Flack blazed a path across 1970s popular music that won her six GRAMMY Awards, including the first-ever two-year-in-a-row win for Record of the Year (Billie Eilish joined her in this recognition with her 2021 win) and Lifetime Achievement honors. Also known for her hit duets with Donny Hathaway “Where Is the Love” and “The Closer I Get to You,” and such other hits as “Tonight I Celebrate My Love” (with Peabo Bryson) and “Set the Night to Music” (with Maxi Priest), Roberta is considered one of the greatest songstresses of our time, effortlessly traversing a broad musical landscape over the years from pop to soul to folk to jazz with a voice the BBC describes as “a molten murmur [that] flexes into a cry as pure as a prayer, heartfelt as a confessional. It is elegantly tender, almost unbearably intimate.”  


She has never forgotten the people who encouraged her as a youth and has always maintained the importance of nurturing young people in realizing their dreams through education and mentorship. In 2006, Flack founded the Roberta Flack School of Music in the Bronx, providing music lessons, theory, and performance experience for students regardless of their ability to pay. For a decade, more than 1000 students studied at the Roberta Flack School of Music before it closed its doors in 2016. Flack and her team hope to re-open the school in 2022-2023. Since 1987, Flack has funded an annual music scholarship in Honolulu, Hawaii that provides piano lessons for a year to one recipient.
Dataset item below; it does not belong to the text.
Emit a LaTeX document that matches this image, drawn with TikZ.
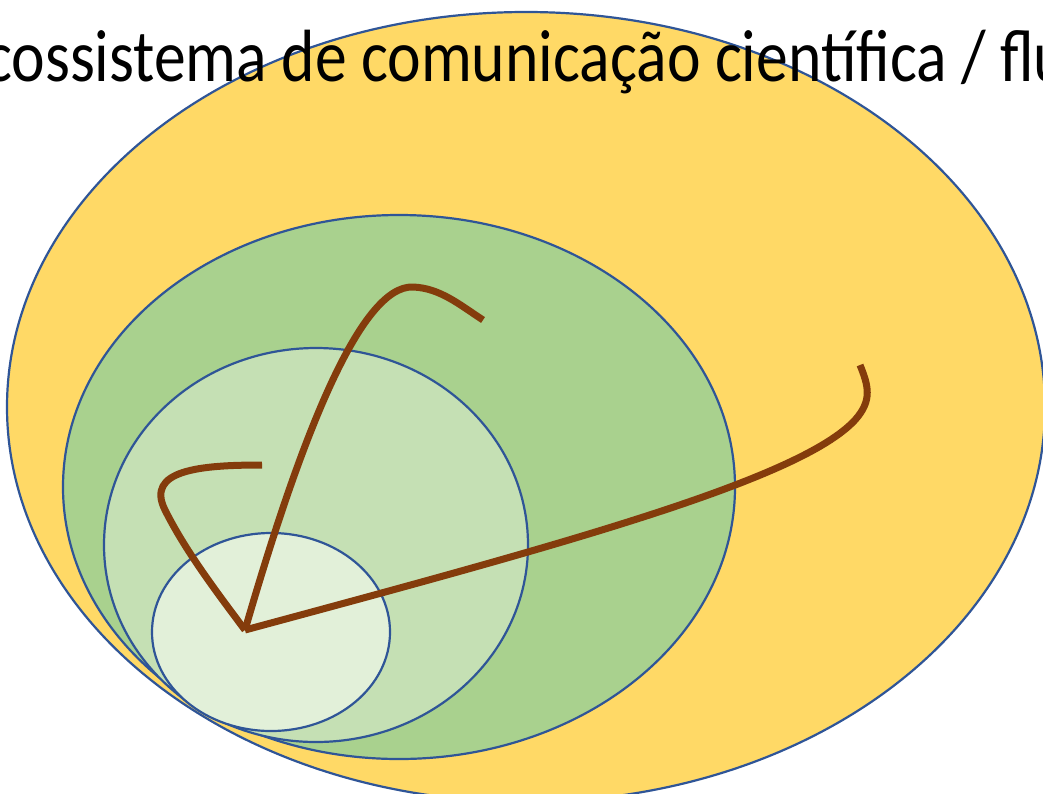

And her Roberta Flack Foundation gave grants in 2019 to the online educational incubator for young women of underserved communities, Shelectricity, and filmmaker Carol Swainson for film about changing the racial narrative in the home for families of young people, to be shown in 2023.  


“When I considered what it meant to me to leave a legacy for future generations, I knew that meant more than just my catalog of recorded music,” Flack explains. “I wanted to provide young people with the opportunity to learn, grow and fully develop their minds.”